- **GOAL**: Pick out each line below containing "this".

- **DATA TO PROCESS**:
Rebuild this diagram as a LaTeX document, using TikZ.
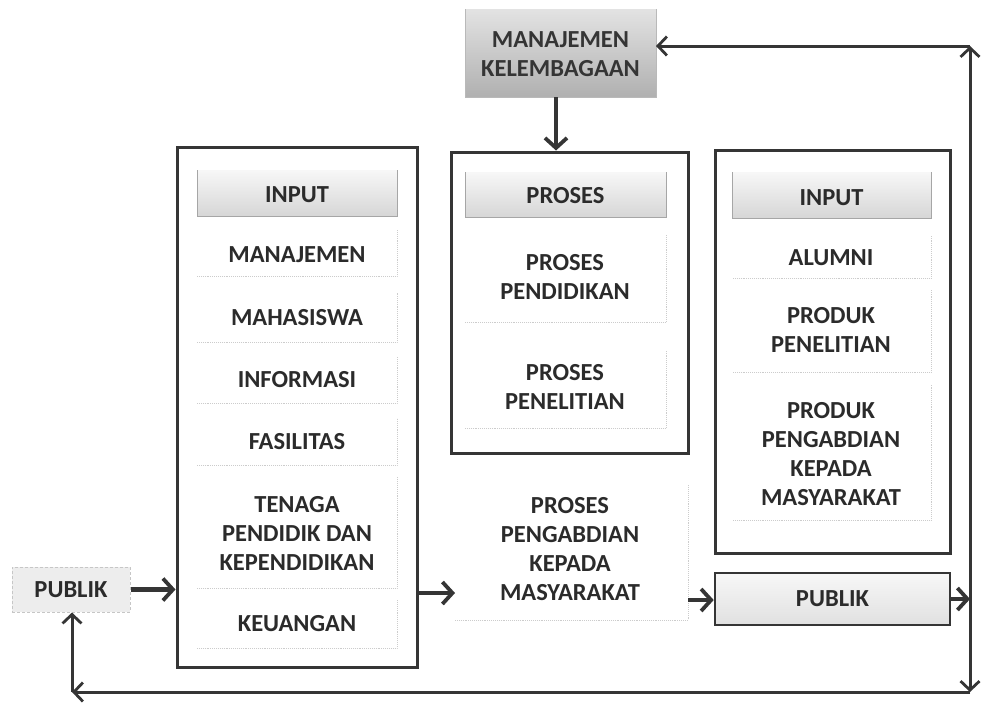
\documentclass[tikz,border=0pt]{standalone}
\usepackage{fontspec}
\setmainfont{Carlito}
\usetikzlibrary{arrows.meta}
\definecolor{dk}{HTML}{353535}
\definecolor{tx}{HTML}{2B2B2B}
\tikzset{
  lbl/.style={align=center, text=tx, font=\fontsize{24.5}{29}\selectfont\bfseries, inner sep=0pt},
  bigbox/.style={draw=dk, line width=3pt},
  hdr/.style={top color=gray!6, bottom color=gray!32},
  mkfill/.style={top color=gray!22, bottom color=gray!62},
  faint/.style={draw=gray!40, densely dotted, line width=0.9pt},
  arr/.style={draw=dk, line width=4.2pt, -{Straight Barb[length=10pt,width=22pt,line width=3.8pt]}},
  fba/.style={draw=dk, line width=3pt, -{Straight Barb[length=9pt,width=19pt,line width=2.8pt]}},
}
\begin{document}
\begin{tikzpicture}[x=1pt,y=-1pt]
\useasboundingbox (0,0) rectangle (984,705);
\fill[white] (0,0) rectangle (984,705);

% Manajemen kelembagaan
\shade[mkfill] (465,9) rectangle (656,97);
\draw[gray!55, line width=0.8pt] (465,9) -- (465,97) -- (656,97) -- (656,9);
\node[lbl, text=dk] (mk) at (560.5,54) {MANAJEMEN\\KELEMBAGAAN};
\coordinate (mkS) at (556,97);
\coordinate (mkE) at (656,46);

% Left big box
\node[bigbox, minimum width=240pt, minimum height=520pt, inner sep=0pt] (lbox) at (297,407) {};
\shade[hdr] (197,170) rectangle (397,216);
\draw[gray!70, line width=1pt] (197,170) -- (197,216) -- (397,216) -- (397,170);
\node[lbl] (inL) at (297,195) {INPUT};
\foreach \ya/\yb in {230/276, 293/342, 357/403, 418/465, 477/588, 600/648}{
  \draw[faint] (197,\yb) -- (397,\yb) -- (397,\ya);
}
\node[lbl] (man) at (297,255) {MANAJEMEN};
\node[lbl] (mhs) at (297,318) {MAHASISWA};
\node[lbl] (inf) at (297,380) {INFORMASI};
\node[lbl] (fas) at (297,442) {FASILITAS};
\node[lbl] (ten) at (297,533) {TENAGA\\PENDIDIK DAN\\KEPENDIDIKAN};
\node[lbl] (keu) at (297,624) {KEUANGAN};

% Middle box
\node[bigbox, minimum width=237pt, minimum height=301pt, inner sep=0pt] (mbox) at (569.5,302.5) {};
\shade[hdr] (465,172) rectangle (666,217);
\draw[gray!70, line width=1pt] (465,172) -- (465,217) -- (666,217) -- (666,172);
\node[lbl] (inM) at (565.5,196) {PROSES};
\draw[faint] (465,322) -- (666,322) -- (666,235);
\draw[faint] (465,428) -- (666,428) -- (666,350);
\node[lbl] (pend) at (565,277) {PROSES\\PENDIDIKAN};
\node[lbl] (pen) at (565,387) {PROSES\\PENELITIAN};
\draw[faint] (455,620) -- (688,620) -- (688,485);
\node[lbl] (pab) at (570,549) {PROSES\\PENGABDIAN\\KEPADA\\MASYARAKAT};

% Right box
\node[bigbox, minimum width=235pt, minimum height=403pt, inner sep=0pt] (rbox) at (832.5,351.5) {};
\shade[hdr] (732,172) rectangle (931,218);
\draw[gray!70, line width=1pt] (732,172) -- (732,218) -- (931,218) -- (931,172);
\node[lbl] (inR) at (831.5,198) {INPUT};
\foreach \ya/\yb in {235/278, 290/372, 385/520}{
  \draw[faint] (733,\yb) -- (931,\yb) -- (931,\ya);
}
\node[lbl] (alu) at (831,258) {ALUMNI};
\node[lbl] (ppen) at (831,330) {PRODUK\\PENELITIAN};
\node[lbl] (ppab) at (831,454) {PRODUK\\PENGABDIAN\\KEPADA\\MASYARAKAT};

% Publik boxes
\node[draw=dk, line width=2.6pt, top color=gray!6, bottom color=gray!24, minimum width=235pt, minimum height=52pt, inner sep=0pt] (pubR) at (832.5,599) {};
\node[lbl] at (pubR) {PUBLIK};
\node[draw=gray!45, densely dashed, line width=1pt, fill=gray!14, minimum width=118pt, minimum height=45pt, inner sep=0pt] (pubL) at (71,589.5) {};
\node[lbl] at (pubL) {PUBLIK};

% Connectors
\coordinate (lA) at (417,593);
\coordinate (pA) at (455,593);
\coordinate (pB) at (688,600);
\coordinate (rj) at (970,599);
\coordinate (rt) at (970,46);
\coordinate (rb) at (970,692);
\coordinate (lb) at (72,692);

\draw[arr] (mkS) -- (mbox.north -| mkS);
\draw[arr] (pubL.east) -- (lbox.west |- pubL.east);
\draw[arr] (lA) -- (pA);
\draw[arr] (pB) -- (pubR.west |- pB);
\draw[arr] (pubR.east |- rj) -- (rj);
\draw[fba] (rj) -- (rt);
\draw[fba] (rt) -- (mkE);
\draw[fba] (rj) -- (rb);
\draw[fba] (rb) -- (lb);
\draw[fba] (lb) -- (pubL.south -| lb);
\end{tikzpicture}
\end{document}
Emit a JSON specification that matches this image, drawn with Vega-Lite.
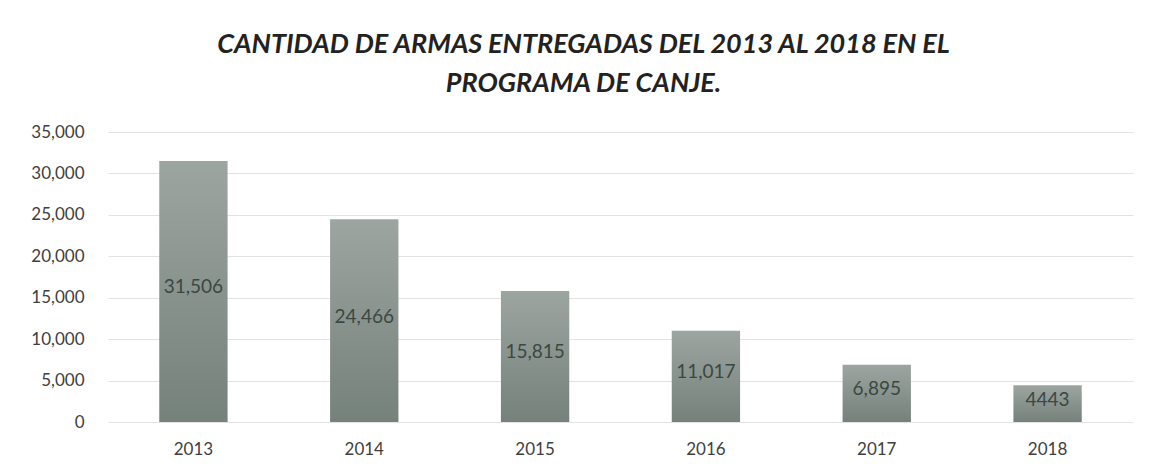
{
  "$schema": "https://vega.github.io/schema/vega-lite/v6.json",
  "autosize": "none",
  "width": 1025,
  "height": 290,
  "padding": {"left": 108, "top": 132, "right": 17, "bottom": 54},
  "background": "white",
  "config": {"view": {"stroke": null}, "font": "Lato"},
  "title": {
    "text": ["CANTIDAD DE ARMAS ENTREGADAS DEL 2013 AL 2018 EN EL", "PROGRAMA DE CANJE."],
    "font": "Lato",
    "fontSize": 27,
    "fontStyle": "italic",
    "fontWeight": "bold",
    "color": "#222222",
    "anchor": "middle",
    "dx": -37,
    "lineHeight": 39,
    "offset": 25
  },
  "data": {
    "values": [
      {"year": "2013", "value": 31506, "label": "31,506"},
      {"year": "2014", "value": 24466, "label": "24,466"},
      {"year": "2015", "value": 15815, "label": "15,815"},
      {"year": "2016", "value": 11017, "label": "11,017"},
      {"year": "2017", "value": 6895, "label": "6,895"},
      {"year": "2018", "value": 4443, "label": "4443"}
    ]
  },
  "encoding": {
    "x": {
      "field": "year",
      "type": "nominal",
      "scale": {"paddingInner": 0.6, "paddingOuter": 0.3},
      "axis": {
        "title": null,
        "labelAngle": 0,
        "labelFont": "Lato",
        "labelFontSize": 17,
        "labelColor": "#404040",
        "labelPadding": 19,
        "domain": false,
        "ticks": false
      }
    }
  },
  "layer": [
    {
      "mark": {
        "type": "bar",
        "color": {
          "gradient": "linear",
          "x1": 0, "y1": 0, "x2": 0, "y2": 1,
          "stops": [
            {"offset": 0, "color": "#9da5a1"},
            {"offset": 1, "color": "#75817b"}
          ]
        }
      },
      "encoding": {
        "y": {
          "field": "value",
          "type": "quantitative",
          "scale": {"domain": [0, 35000]},
          "axis": {
            "title": null,
            "values": [0, 5000, 10000, 15000, 20000, 25000, 30000, 35000],
            "format": ",.0f",
            "labelFont": "Lato",
            "labelFontSize": 17,
            "labelColor": "#404040",
            "labelPadding": 24,
            "domain": false,
            "ticks": false,
            "gridColor": "#e3e3e3",
            "gridWidth": 1
          }
        }
      }
    },
    {
      "mark": {
        "type": "text",
        "font": "Lato",
        "fontSize": 19,
        "color": "#3a4842",
        "baseline": "middle",
        "align": "center",
        "dy": -4
      },
      "encoding": {
        "y": {
          "field": "value",
          "type": "quantitative",
          "scale": {"domain": [0, 70000]},
          "axis": null
        },
        "text": {"field": "label"}
      }
    }
  ],
  "resolve": {"scale": {"y": "independent"}}
}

- **ANSWER FOR THE TASK**:
Rebuild this diagram as a LaTeX document, using TikZ.
Emit a JSON specification that matches this image, drawn with Vega-Lite.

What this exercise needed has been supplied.